Between 1839 and 1843 the New Zealand Company dispatched nearly 19,000 settlers and established them in " planned settlements " in Wellington, Wanganui, Nelson and New Plymouth. This was the core of pakeha immigration, the only substantial non-Wakefield settlement being Auckland , a scruffy collection of waterside shacks which, to the horror of New Zealand Company officials, became the capital after the signing of the Treaty of Waitangi. Maori welfare and social justice had no place in all this, despite the precarious position of pakeha settlements, which were nothing but tiny enclaves in a country still under Maori control. Transgressing the protocols of the local iwi was likely to have graver implications than offending the pakeha government.

The company couldn't buy land direct from Maori, but the government bought up huge tracts and sold it on, often for ten or twenty times what they paid for it. Maori must have been well aware that they were being swindled and could have negotiated better prices themselves, but sold almost the whole of the South Island in a number of large blocks. Some was bought by two more organizations expounding the Wakefield principle: the dour Free Church of Scotland founded Dunedin in 1848, while the Canterbury Association established Christchurch in 1850, fashioning it English, Anglo-Catholic and conservative. In 1850 the New Zealand Company foundered, leaving well-established settlements which, subject to the hard realities of colonial life, had failed to conform to Wakefield's lofty theories and were filled with sturdy workers from labouring and lower middle-class backgrounds.
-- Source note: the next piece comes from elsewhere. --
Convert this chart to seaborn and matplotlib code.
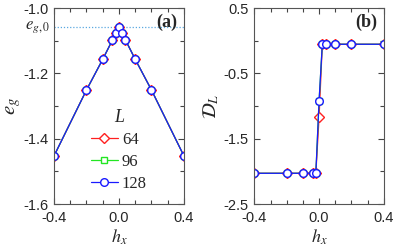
import matplotlib
matplotlib.use("Agg")
import matplotlib.pyplot as plt
import matplotlib.transforms as mtransforms
from matplotlib.ticker import MultipleLocator, FixedLocator
import seaborn as sns
import pandas as pd

# === data ===
hx = [-0.4, -0.2, -0.1, -0.04, -0.02, 0.0, 0.02, 0.04, 0.1, 0.2, 0.4]
sizes = [64, 96, 128]

eg_64 = [-1.453, -1.251, -1.157, -1.098, -1.077, -1.057, -1.077, -1.098, -1.157, -1.251, -1.453]
eg_96 = [-1.453, -1.251, -1.157, -1.098, -1.077, -1.057, -1.077, -1.098, -1.157, -1.251, -1.453]
eg_128 = [-1.453, -1.251, -1.157, -1.098, -1.077, -1.057, -1.077, -1.098, -1.157, -1.251, -1.453]
eg0 = -1.058

dl_64 = [-2.03, -2.03, -2.03, -2.03, -2.03, -1.17, -0.055, -0.055, -0.055, -0.055, -0.055]
dl_96 = [-2.03, -2.03, -2.03, -2.03, -2.03, -0.92, -0.055, -0.055, -0.055, -0.055, -0.055]
dl_128 = [-2.03, -2.03, -2.03, -2.03, -2.03, -0.92, -0.055, -0.055, -0.055, -0.055, -0.055]

rows = []
for L, eg, dl in zip(sizes, [eg_64, eg_96, eg_128], [dl_64, dl_96, dl_128]):
    for h, e, d in zip(hx, eg, dl):
        rows.append({"L": L, "hx": h, "eg": e, "DL": d})
df = pd.DataFrame(rows)

sns.set_style("ticks")
plt.rcParams["font.family"] = ["Liberation Sans", "DejaVu Sans"]
plt.rcParams["mathtext.fontset"] = "stix"

colors = {64: "#ff2020", 96: "#22e622", 128: "#1a1aff"}
markers = {64: "D", 96: "s", 128: "o"}
msizes = {64: 5.0, 96: 4.5, 128: 5.5}

fig = plt.figure(figsize=(3.95, 2.5), dpi=100)
axa = fig.add_axes([0.1367, 0.184, 0.329, 0.784])
axb = fig.add_axes([0.644, 0.184, 0.3276, 0.784])

for ax, col in [(axa, "eg"), (axb, "DL")]:
    for L in sizes:
        sub = df[df["L"] == L]
        sns.lineplot(data=sub, x="hx", y=col, ax=ax, color=colors[L],
                     marker=markers[L], markersize=msizes[L],
                     markerfacecolor="white", markeredgecolor=colors[L],
                     markeredgewidth=1.0, linewidth=0.9, label=str(L),
                     estimator=None, sort=False)

# --- panel (a) ---
axa.axhline(eg0, color="#5aa8e0", linestyle=(0, (1, 1.5)), linewidth=0.9, zorder=0)
axa.set_xlim(-0.4, 0.4)
axa.set_ylim(-1.6, -1.0)
axa.xaxis.set_major_locator(FixedLocator([-0.4, 0.0, 0.4]))
axa.xaxis.set_minor_locator(MultipleLocator(0.1))
axa.yaxis.set_major_locator(FixedLocator([-1.6, -1.4, -1.2, -1.0]))
axa.yaxis.set_minor_locator(MultipleLocator(0.1))
axa.set_xticklabels(["-0.4", "0.0", "0.4"])
axa.set_yticklabels(["-1.6", "-1.4", "-1.2", "-1.0"])
axa.set_xlabel(r"$h_x$", fontsize=13, labelpad=2)
axa.set_ylabel(r"$e_g$", fontsize=15, labelpad=0)
trans = mtransforms.blended_transform_factory(axa.transAxes, axa.transData)
axa.text(-0.03, eg0, r"$e_{g,0}$", transform=trans, ha="right", va="center", fontsize=12)
axa.text(0.95, 0.925, "(a)", transform=axa.transAxes, ha="right", va="center",
         fontsize=13, fontweight="bold", family="Liberation Serif")
leg = axa.legend(title="L", loc="lower center", bbox_to_anchor=(0.5, 0.0),
                 frameon=False, handlelength=1.6, handletextpad=0.25,
                 labelspacing=0.35, borderaxespad=0.35,
                 prop={"family": "Liberation Serif", "size": 12})
leg.get_title().set_fontfamily("Liberation Serif")
leg.get_title().set_fontstyle("italic")
leg.get_title().set_fontsize(13)

# --- panel (b) ---
axb.set_xlim(-0.4, 0.4)
axb.set_ylim(-2.5, 0.5)
axb.xaxis.set_major_locator(FixedLocator([-0.4, 0.0, 0.4]))
axb.xaxis.set_minor_locator(MultipleLocator(0.1))
axb.yaxis.set_major_locator(FixedLocator([-2.5, -1.5, -0.5, 0.5]))
axb.yaxis.set_minor_locator(FixedLocator([-2.0, -1.0, 0.0]))
axb.set_xticklabels(["-0.4", "0.0", "0.4"])
axb.set_yticklabels(["-2.5", "-1.5", "-0.5", "0.5"])
axb.set_xlabel(r"$h_x$", fontsize=13, labelpad=2)
axb.set_ylabel(r"$\mathcal{D}_L$", fontsize=14, labelpad=2)
axb.text(0.95, 0.925, "(b)", transform=axb.transAxes, ha="right", va="center",
         fontsize=13, fontweight="bold", family="Liberation Serif")
if axb.get_legend():
    axb.get_legend().remove()

for ax in (axa, axb):
    ax.tick_params(which="both", direction="in", top=True, right=True,
                   labelsize=10.5, color="#444444")
    ax.tick_params(axis="x", pad=5)
    ax.tick_params(axis="y", pad=4)
    ax.tick_params(which="major", length=4, width=0.8)
    ax.tick_params(which="minor", length=3, width=0.8)
    for s in ax.spines.values():
        s.set_color("#555555")
        s.set_linewidth(0.8)

fig.savefig("out.png", dpi=100)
In 1852 New Zealand achieved self-government and set about dividing the country into six provinces - Auckland, New Plymouth, Wellington, Nelson, Canterbury and Otago - which took over land sales and encouraged migrants with free passage, land grants and guaranteed employment on road construction schemes. The same people drawn to the Wakefield settlements heeded the call, hoping for a better life away from the oppression and drudgery of working-class Britain. The new towns were alive with ambitious folk prepared to work hard to realize their high expectations, but many felt stymied by the low-quality land they were able to buy. At this point Maori still held the best land and were doing quite nicely growing potatoes and wheat for both local consumption and export to Australia, where the Victorian gold rush had created a huge demand. Pakeha were barely able to compete, and with the slump in export prices in the mid-1850s, many looked to pastoralism. The Crown helped out by halving the price of land, allowing poorer settlers to become landowners but simultaneously paving the way for the creation of huge pastoral runs and putting further pressure on Maori to sell land.